Ryan Dahle does it all, with a little bit of help



WHEN THE Straight calls up former Age of Electric and Limblifter member Ryan Dahle to chat about his debut solo album, Irrational Anthems, the musical jack-of-all-trades (singer, songwriter, guitarist, bassist, keyboardist, banjo player, producer, mixer, mastering engineer) is hanging at his buddy Steven Shearer’s Vancouver studio. Shearer’s the visual artist who created the seven-foot-by-seven-foot cube sculpture made of PVC piping that graces the cover of Dahle’s new CD, and is currently on display at the National Gallery of Canada. He rigged the device with bass shakers and high-end drivers, and asked Dahle to help him figure out a way to make music with it—or at least get it to rumble and shake.

“He’s made all this crazy music with these vintage synths that I have and made this thing come alive,” explains Dahle, who’s pictured climbing the monkey bar–like structure with his girlfriend and musical associate Megan Bradfield (the Salteens, A.C. Newman). The two have been making music together, on and off, for eight years now, and on Dahle’s latest she cowrote three tracks and handles bass, double bass, vocals, cello, and clarinet.

The other main contributor to Irrational Anthems is Dahle’s brother Kurt, who played in both of his previous bands before taking on the drumming role for local indie idols the New Pornographers. It’s the first time the Dahles have recorded together since Limblifter’s Bellaclava album of 2000, as Vancouver drum great Pat Steward assumed the kit for Limblifter’s last release, 2004’s I/O.

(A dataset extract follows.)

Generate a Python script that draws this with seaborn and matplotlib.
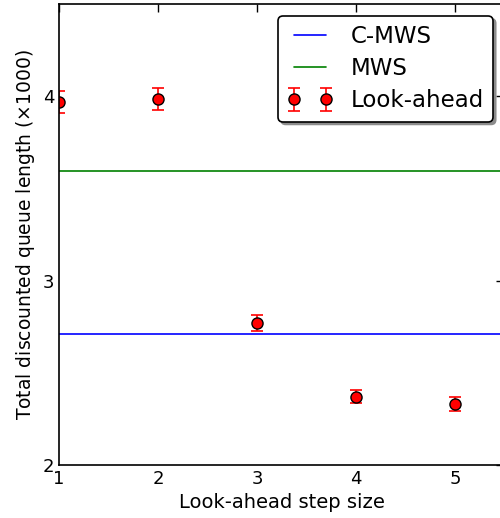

“Both of those drummers could fill in for the best people in the world,” raves Dahle, whose sibling’s potent skin-bashing enlivens power-pop standouts like the exhilarating opener “Chop Chop” and the Dahle/Bradfield-penned “Awfulizing”. The latter tune spun from a word concocted by Dahle’s friend Sarah Lapsley, leader of local act Vancouver Nights. “Solve your sunshine problem,” croons Dahle in the uplifting ditty, “mute the awfulizing.”

“Usually I make the titles up myself,” he says, “but I just thought that ”˜awfulizing’ was so brilliant. It’s basically just the idea that you make anything horrible come to fruition if you think about the worst possible scenario. So writing that song was kind of a reminder to me to try to be positive.”

For the cello-driven “Agoraphobe”, which was inspired by the anxiety disorder an ex-girlfriend battled with, Dahle hooked up with Matthew Good, who himself suffers from bipolar disorder. The two had previously collaborated on “The Devil’s in Your Details”, a single off Good’s 2007 CD Hospital Music.

“We’ve probably written a couple of albums worth of material together,” reports Dahle. “Some of it we’ve put on the Internet, and some of it just kinda ends up on our records here and there. I think we’re both people who can go to each other if we ever have writer’s block and need a kick start.”

When he’s not composing music for himself or others, Dahle can often be found mixing and mastering at the RecRoom, the recording facility he built in the 12-studio Song City complex, which includes the fabled Greenhouse Studios. The RecRoom came in handy when Steve Bays and Paul Hawley of Vancouver-based indie-rock sensations Hot Hot Heat, after hearing advance music from Irrational Anthems, asked him to mix their next CD.

“Considering that they’ve only worked with the best people in the world,” says Dahle, “I was pretty blown away that they chose somebody local, and that the person they chose was me.”

Dahle describes the finished Hot Hot Heat album—which is currently being shopped around to labels by the same L.A. management team that handles No Doubt and Nine Inch Nails—as a “classic”. He’s also chipper about the recently released, self-titled disc by local guitar-rockers the Manvils, which he produced, recorded, and mixed.

“Having all those roles is a bit stressful,” says Dahle, “but I really wanted to make a rock record, and they’re just wonderful guys in that band. They really wanted to work hard to make something amazing, so I was happy.”

While the roles of producer, mixer, and mastering engineer keep him busy these days, the launch of his solo career is Dahle’s top priority right now. With the encouragement of those closest to him, he decided it was time to move beyond Limblifter.

“I could have easily called this [project] Limblifter,” he points out, “but by getting away from the Limblifter name I felt like I was kinda limitless as to what I could do. And Megan really promoted the idea of it being a Ryan Dahle record. She said, ”˜If you’re ever gonna put your name on a record, then now’s the time.’

“Putting my name on a record is just something I’ve never imagined,” he adds. “But I always feel most comfortable doing things that I feel uncomfortable doing.”